37. The Committee notes that States’ adherence to the seven major international human rights instruments enhances the enjoyment by women of their human rights and fundamental freedoms in all aspects of life. Therefore, the Committee encourages the Government of Eritrea to consider ratifying the treaties to which it is not yet a party, namely, the Convention against Torture and Other Cruel, Inhuman or Degrading Treatment or Punishment and the International Convention on the Protection of the Rights of All Migrant Workers and Members of Their Families.
38. The Committee requests the wide dissemination in Eritrea of the present concluding comments in order to make the people of Eritrea, including government officials, politicians, parliamentarians and women’s and human- rights organizations, aware of the steps that have been taken to ensure de jure and de facto equality of women, as well as the further steps that are required in that regard.
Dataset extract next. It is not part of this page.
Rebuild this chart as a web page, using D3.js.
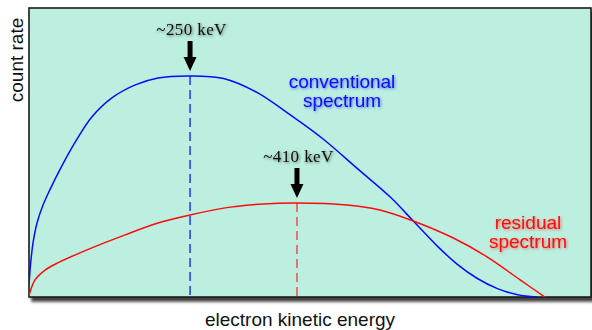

The Committee requests the State party to continue to disseminate widely, in particular to women’s and human-rights organizations, the Convention, the Optional Protocol thereto, the Committee’s general recommendations, the Beijing Declaration and Platform for Action and the outcome of the twenty-third special session of the General Assembly, entitled “Women 2000: gender equality, development and peace for the twenty-first century”.
39. The Committee requests the State party to respond to the concerns expressed in the present concluding comments in its fourth periodic report under article 18 of the Convention, which is due in October 2008.
 The International Covenant on Economic, Social and Cultural Rights, the International Covenant on Civil and Political Rights, the International Convention on the Elimination of All Forms of Racial Discrimination, the Convention on the Elimination of All Forms of Discrimination against Women, the Convention against Torture and Other Cruel, Inhuman or Degrading Treatment or Punishment, the Convention on the Rights of the Child and the International Convention on the Protection of the Rights of All Migrant Workers and Members of Their Families.